# What you have to do
Images are not part of the copy; transcribe all the data exactly.

# Dataset extract
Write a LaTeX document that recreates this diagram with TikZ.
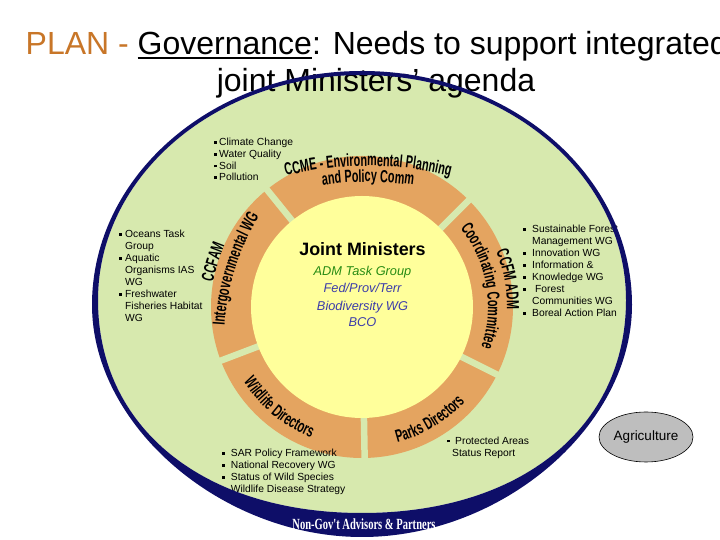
\documentclass[tikz,border=0pt]{standalone}
\usepackage{fontspec}
\setmainfont{Liberation Sans}
\newfontfamily\ringfam[FakeStretch=0.62]{Liberation Sans}
\newfontfamily\ngfam[FakeStretch=0.68]{Liberation Serif}
\usetikzlibrary{decorations.text,shapes.geometric,calc}
\definecolor{navyc}{RGB}{14,14,104}
\definecolor{bggreen}{RGB}{215,233,174}
\definecolor{ringor}{RGB}{228,164,96}
\definecolor{coreyel}{RGB}{255,255,155}
\definecolor{planc}{RGB}{200,118,40}
\definecolor{admgreen}{RGB}{40,140,20}
\definecolor{bioblue}{RGB}{60,60,170}
\definecolor{agrigray}{RGB}{190,190,190}
\newcommand\rfont{\ringfam\bfseries\fontsize{17.5}{17.5}\selectfont}
\newcommand\sqb{\rule[1.7pt]{2.6pt}{2.6pt}}
\newcommand\bb[1]{\makebox[#1][l]{\sqb}}
\newsavebox\govbox
\begin{document}
\begin{tikzpicture}[x=1pt,y=1pt,
  lst/.style={anchor=north west, inner sep=0pt, align=left, font=\fontsize{10.3}{12}\selectfont},
  ringtxt/.style={decorate, decoration={text along path, text align=center, text={#1}}},
  gapline/.style={draw=bggreen, line width=6.5pt},
  centre/.style={inner sep=0pt, anchor=base},
]
\useasboundingbox (0,0) rectangle (720,540);
\fill[white] (0,0) rectangle (720,540);

% green field
\fill[bggreen] (626,240) arc[start angle=0,end angle=180,x radius=264pt,y radius=225pt]
  .. controls (98,112.2) and (203.6,27) .. (362,27)
  .. controls (520.4,27) and (626,112.2) .. (626,240) -- cycle;

% ring
\coordinate (C) at (362,233);
\coordinate (T) at (368,32);
\coordinate (L) at (467,198);
\fill[ringor] (C) circle[radius=151pt];
\foreach \a in {45,129,200.8,271,333.4}
  \draw[gapline] ($(C)+(\a:104pt)$) -- ($(C)+(\a:158pt)$);
\fill[coreyel] (C) circle[radius=111pt];

% ring texts
\path[ringtxt={|\rfont|CCME - Environmental Planning}] ($(T)+(118:342pt)$) arc[start angle=118, end angle=62, radius=342pt];
\path[ringtxt={|\rfont|and Policy Comm}] ($(T)+(110:326pt)$) arc[start angle=110, end angle=70, radius=326pt];
\path[ringtxt={|\rfont|CCFAM}] ($(L)+(190:261pt)$) arc[start angle=190, end angle=135, radius=261pt];
\path[ringtxt={|\rfont|Intergovernmental WG}] ($(L)+(190:243pt)$) arc[start angle=190, end angle=135, radius=243pt];
\path[ringtxt={|\rfont|CCFM ADM}] ($(C)+(60.7:145pt)$) arc[start angle=60.7, end angle=-39.3, radius=145pt];
\path[ringtxt={|\rfont|Coordinating Committee}] ($(C)+(60:126pt)$) arc[start angle=60, end angle=-40, radius=126pt];
\path[ringtxt={|\rfont|Wildlife Directors}] ($(C)+(180.5:140pt)$) arc[start angle=180.5, end angle=280.5, radius=140pt];
\path[ringtxt={|\rfont|Parks Directors}] ($(C)+(251:140pt)$) arc[start angle=251, end angle=351, radius=140pt];

% centre texts
\node[centre, font=\bfseries\fontsize{17.9}{20}\selectfont] (jm) at (362.5,284.7) {Joint Ministers};
\node[centre, text=admgreen, font=\itshape\fontsize{12.8}{14}\selectfont] (adm) at (362.5,264.7) {ADM Task Group};
\node[centre, text=bioblue, font=\itshape\fontsize{12.8}{14}\selectfont] (fpt) at (362.5,247.4) {Fed/Prov/Terr};
\node[centre, text=bioblue, font=\itshape\fontsize{12.8}{14}\selectfont] (bio) at (362.5,229.7) {Biodiversity WG};
\node[centre, text=bioblue, font=\itshape\fontsize{12.8}{14}\selectfont] (bco) at (362.5,213.4) {BCO};

% lists
\node[lst, font=\fontsize{10.3}{11.7}\selectfont] (envlist) at (214,402.5)
  {\rule{0pt}{8pt}\bb{5pt}Climate Change\\ \bb{5pt}Water Quality\\ \bb{5pt}Soil\\ \bb{5pt}Pollution};
\node[lst] (ocean) at (119,310.5)
  {\rule{0pt}{8pt}\bb{6pt}Oceans Task\\ \hspace*{6pt}Group\\ \bb{6pt}Aquatic\\ \hspace*{6pt}Organisms IAS\\ \hspace*{6pt}WG\\ \bb{6pt}Freshwater\\ \hspace*{6pt}Fisheries Habitat\\ \hspace*{6pt}WG};
\node[lst] (forest) at (523,315.5)
  {\rule{0pt}{8pt}\bb{9pt}Sustainable Forest\\ \hspace*{9pt}Management WG\\ \bb{9pt}Innovation WG\\ \bb{9pt}Information \&\\ \bb{9pt}Knowledge WG\\ \bb{9pt}\hspace*{3pt}Forest\\ \hspace*{9pt}Communities WG\\ \bb{9pt}Boreal Action Plan};
\node[lst] (wild) at (222,91.5)
  {\rule{0pt}{8pt}\bb{8.7pt}SAR Policy Framework\\ \bb{8.7pt}National Recovery WG\\ \bb{8.7pt}Status of Wild Species\\ \bb{8.7pt}Wildlife Disease Strategy};
\node[lst] (parks) at (447,104)
  {\rule{0pt}{8pt}\bb{8pt}Protected Areas\\ \hspace*{5pt}Status Report};

% title
\node[anchor=base west, inner sep=0pt, font=\fontsize{32}{36}\selectfont] (title1) at (25.5,485)
  {\textcolor{planc}{PLAN -} \sbox\govbox{Governance}\rlap{\rule[-4.5pt]{\wd\govbox}{2pt}}\usebox\govbox: Needs to support integrated};
\node[anchor=base, inner sep=0pt, font=\fontsize{32}{36}\selectfont] (title2) at (376,448) {joint Ministers’ agenda};

% navy border
\fill[navyc, even odd rule]
  (632,235) arc[start angle=0,end angle=180,x radius=270pt,y radius=234pt]
  .. controls (92,114.4) and (221.6,3) .. (362,3)
  .. controls (502.4,3) and (632,114.4) .. (632,235) -- cycle
  (626,240) arc[start angle=0,end angle=180,x radius=264pt,y radius=225pt]
  .. controls (98,112.2) and (203.6,27) .. (362,27)
  .. controls (520.4,27) and (626,112.2) .. (626,240) -- cycle;
\node[centre, text=white, font=\ngfam\bfseries\fontsize{15.5}{16}\selectfont] (ngo) at (364,10.5) {Non-Gov't Advisors \& Partners};

% agriculture
\node[ellipse, draw=black, line width=0.6pt, fill=agrigray, minimum width=94pt, minimum height=50pt, inner sep=0pt, font=\fontsize{13.5}{16}\selectfont] (agri) at (646,103) {Agriculture};
\end{tikzpicture}
\end{document}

# Correct result
Write a LaTeX document that recreates this diagram with TikZ.
\documentclass[tikz,border=0pt]{standalone}
\usepackage{fontspec}
\setmainfont{Liberation Sans}
\newfontfamily\ringfam[FakeStretch=0.62]{Liberation Sans}
\newfontfamily\ngfam[FakeStretch=0.68]{Liberation Serif}
\usetikzlibrary{decorations.text,shapes.geometric,calc}
\definecolor{navyc}{RGB}{14,14,104}
\definecolor{bggreen}{RGB}{215,233,174}
\definecolor{ringor}{RGB}{228,164,96}
\definecolor{coreyel}{RGB}{255,255,155}
\definecolor{planc}{RGB}{200,118,40}
\definecolor{admgreen}{RGB}{40,140,20}
\definecolor{bioblue}{RGB}{60,60,170}
\definecolor{agrigray}{RGB}{190,190,190}
\newcommand\rfont{\ringfam\bfseries\fontsize{17.5}{17.5}\selectfont}
\newcommand\sqb{\rule[1.7pt]{2.6pt}{2.6pt}}
\newcommand\bb[1]{\makebox[#1][l]{\sqb}}
\newsavebox\govbox
\begin{document}
\begin{tikzpicture}[x=1pt,y=1pt,
  lst/.style={anchor=north west, inner sep=0pt, align=left, font=\fontsize{10.3}{12}\selectfont},
  ringtxt/.style={decorate, decoration={text along path, text align=center, text={#1}}},
  gapline/.style={draw=bggreen, line width=6.5pt},
  centre/.style={inner sep=0pt, anchor=base},
]
\useasboundingbox (0,0) rectangle (720,540);
\fill[white] (0,0) rectangle (720,540);

% green field
\fill[bggreen] (626,240) arc[start angle=0,end angle=180,x radius=264pt,y radius=225pt]
  .. controls (98,112.2) and (203.6,27) .. (362,27)
  .. controls (520.4,27) and (626,112.2) .. (626,240) -- cycle;

% ring
\coordinate (C) at (362,233);
\coordinate (T) at (368,32);
\coordinate (L) at (467,198);
\fill[ringor] (C) circle[radius=151pt];
\foreach \a in {45,129,200.8,271,333.4}
  \draw[gapline] ($(C)+(\a:104pt)$) -- ($(C)+(\a:158pt)$);
\fill[coreyel] (C) circle[radius=111pt];

% ring texts
\path[ringtxt={|\rfont|CCME - Environmental Planning}] ($(T)+(118:342pt)$) arc[start angle=118, end angle=62, radius=342pt];
\path[ringtxt={|\rfont|and Policy Comm}] ($(T)+(110:326pt)$) arc[start angle=110, end angle=70, radius=326pt];
\path[ringtxt={|\rfont|CCFAM}] ($(L)+(190:261pt)$) arc[start angle=190, end angle=135, radius=261pt];
\path[ringtxt={|\rfont|Intergovernmental WG}] ($(L)+(190:243pt)$) arc[start angle=190, end angle=135, radius=243pt];
\path[ringtxt={|\rfont|CCFM ADM}] ($(C)+(60.7:145pt)$) arc[start angle=60.7, end angle=-39.3, radius=145pt];
\path[ringtxt={|\rfont|Coordinating Committee}] ($(C)+(60:126pt)$) arc[start angle=60, end angle=-40, radius=126pt];
\path[ringtxt={|\rfont|Wildlife Directors}] ($(C)+(180.5:140pt)$) arc[start angle=180.5, end angle=280.5, radius=140pt];
\path[ringtxt={|\rfont|Parks Directors}] ($(C)+(251:140pt)$) arc[start angle=251, end angle=351, radius=140pt];

% centre texts
\node[centre, font=\bfseries\fontsize{17.9}{20}\selectfont] (jm) at (362.5,284.7) {Joint Ministers};
\node[centre, text=admgreen, font=\itshape\fontsize{12.8}{14}\selectfont] (adm) at (362.5,264.7) {ADM Task Group};
\node[centre, text=bioblue, font=\itshape\fontsize{12.8}{14}\selectfont] (fpt) at (362.5,247.4) {Fed/Prov/Terr};
\node[centre, text=bioblue, font=\itshape\fontsize{12.8}{14}\selectfont] (bio) at (362.5,229.7) {Biodiversity WG};
\node[centre, text=bioblue, font=\itshape\fontsize{12.8}{14}\selectfont] (bco) at (362.5,213.4) {BCO};

% lists
\node[lst, font=\fontsize{10.3}{11.7}\selectfont] (envlist) at (214,402.5)
  {\rule{0pt}{8pt}\bb{5pt}Climate Change\\ \bb{5pt}Water Quality\\ \bb{5pt}Soil\\ \bb{5pt}Pollution};
\node[lst] (ocean) at (119,310.5)
  {\rule{0pt}{8pt}\bb{6pt}Oceans Task\\ \hspace*{6pt}Group\\ \bb{6pt}Aquatic\\ \hspace*{6pt}Organisms IAS\\ \hspace*{6pt}WG\\ \bb{6pt}Freshwater\\ \hspace*{6pt}Fisheries Habitat\\ \hspace*{6pt}WG};
\node[lst] (forest) at (523,315.5)
  {\rule{0pt}{8pt}\bb{9pt}Sustainable Forest\\ \hspace*{9pt}Management WG\\ \bb{9pt}Innovation WG\\ \bb{9pt}Information \&\\ \bb{9pt}Knowledge WG\\ \bb{9pt}\hspace*{3pt}Forest\\ \hspace*{9pt}Communities WG\\ \bb{9pt}Boreal Action Plan};
\node[lst] (wild) at (222,91.5)
  {\rule{0pt}{8pt}\bb{8.7pt}SAR Policy Framework\\ \bb{8.7pt}National Recovery WG\\ \bb{8.7pt}Status of Wild Species\\ \bb{8.7pt}Wildlife Disease Strategy};
\node[lst] (parks) at (447,104)
  {\rule{0pt}{8pt}\bb{8pt}Protected Areas\\ \hspace*{5pt}Status Report};

% title
\node[anchor=base west, inner sep=0pt, font=\fontsize{32}{36}\selectfont] (title1) at (25.5,485)
  {\textcolor{planc}{PLAN -} \sbox\govbox{Governance}\rlap{\rule[-4.5pt]{\wd\govbox}{2pt}}\usebox\govbox: Needs to support integrated};
\node[anchor=base, inner sep=0pt, font=\fontsize{32}{36}\selectfont] (title2) at (376,448) {joint Ministers’ agenda};

% navy border
\fill[navyc, even odd rule]
  (632,235) arc[start angle=0,end angle=180,x radius=270pt,y radius=234pt]
  .. controls (92,114.4) and (221.6,3) .. (362,3)
  .. controls (502.4,3) and (632,114.4) .. (632,235) -- cycle
  (626,240) arc[start angle=0,end angle=180,x radius=264pt,y radius=225pt]
  .. controls (98,112.2) and (203.6,27) .. (362,27)
  .. controls (520.4,27) and (626,112.2) .. (626,240) -- cycle;
\node[centre, text=white, font=\ngfam\bfseries\fontsize{15.5}{16}\selectfont] (ngo) at (364,10.5) {Non-Gov't Advisors \& Partners};

% agriculture
\node[ellipse, draw=black, line width=0.6pt, fill=agrigray, minimum width=94pt, minimum height=50pt, inner sep=0pt, font=\fontsize{13.5}{16}\selectfont] (agri) at (646,103) {Agriculture};
\end{tikzpicture}
\end{document}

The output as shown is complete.